相比于java编写udf,python编写udf就显得简单的多。站在数据处理的角度来说,python也更合适。那python如何编写udf函数呢?
(1)将编写的python代码上传到服务器
(2)添加python文件
(3)使用函数:TRANSFORM (data) USING “python udf_test.py” as (name,address)
对比java编写udf函数来说,少了打包、创建临时函数的过程
编写python代码:
#!/usr/bin/python
# coding=utf-8
import sys
for line in sys.stdin:
# 标准输入,剔除前后的空格,再根据,切割数据
name, addredd = line.strip().split(',')
# 输出,打印\t分割的数据
print('\t'.join([name, addredd]))
注:可以输入多个字段,输出多个字段,这里输出的是根据输入的字段切割成两个字段。
添加python文件:
spark-sql> add file /home/hadoop/python/udf_test.py;
Time taken: 0.395 seconds
引用python文件:
spark-sql> with test1 as
> (select 'xiaohong,beijing' as data
> union all
> select 'xiaolan,shanghai' as data)
> select TRANSFORM (data) USING "python udf_test.py" as (name,address) from test1;
xiaohong beijing
xiaolan shanghai
Time taken: 3.548 seconds, Fetched 2 row(s)
注:这里输出全是string类型,如果想转换类型可以用下面的方法
spark-sql> with test1 as
> (select 'xiaohong,10' as data
> union all
> select 'xiaolan,12' as data)
> select TRANSFORM (data) USING "python udf_test.py" as (name string,age int) from test1;
xiaohong 10
xiaolan 12
Time taken: 4.838 seconds, Fetched 2 row(s)
#!/usr/bin/python
# coding=utf-8
import sys
# 迭代器
def read_input(file, separator):
for line in file:
try:
yield line.strip().split(separator)
except:
print("error line")
pass
def main(separator='\t'):
dataline = read_input(sys.stdin, separator)
# dataline = read_input(open('D:\\data\\test5.txt').readlines(), separator)
for bonus1, bonus2, bonus3 in dataline:
trans_bonus1 = float(bonus1) * 0.6
trans_bonus2 = float(bonus2) * 0.8
trans_bonus3 = float(bonus3) * 0.9
print('%s\t%s\t%s' % (trans_bonus1, trans_bonus2, trans_bonus3))

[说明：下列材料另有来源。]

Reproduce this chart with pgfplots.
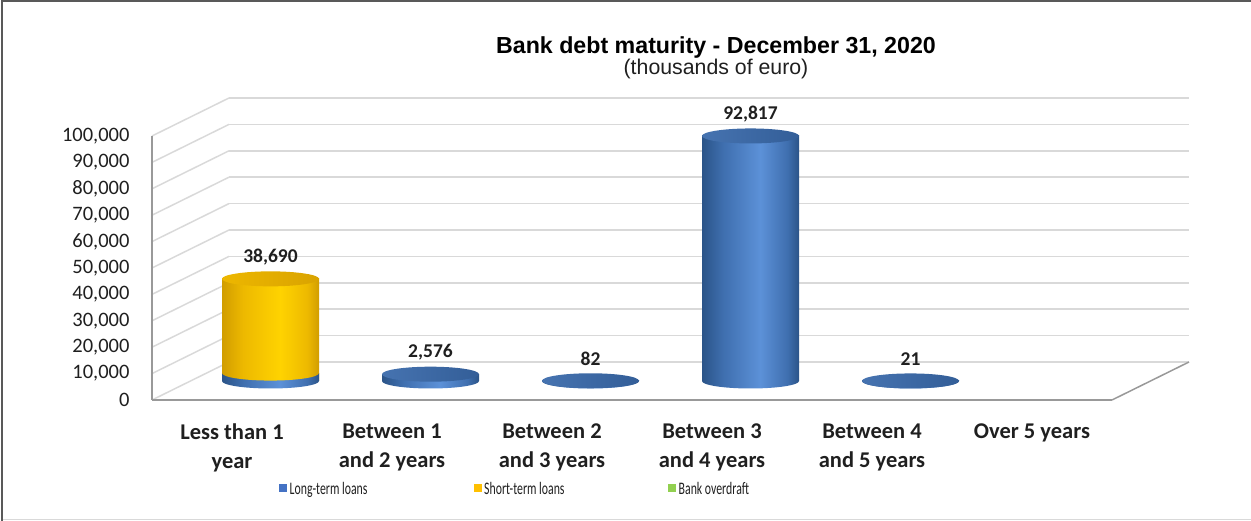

if __name__ == '__main__':
main()
spark-sql> add file /home/hadoop/python/udf_test2.py;
Time taken: 0.367 seconds
spark-sql> with test1 as
> (select '10.22' as bonus1,'15.32' as bonus2,'18.36' as bonus3
> union all
> select '8.21' as bonus1,'9.36' as bonus2,'7.56' as bonus3)
> select TRANSFORM (bonus1,bonus2,bonus3) USING "python udf_test2.py" as (trans_bonus1,trans_bonus2,trans_bonus3) from test1;
6.132 12.256 16.524
4.926 7.488 6.804
Time taken: 6.259 seconds, Fetched 2 row(s)
注:输入的数据必须为string类型,否则会报错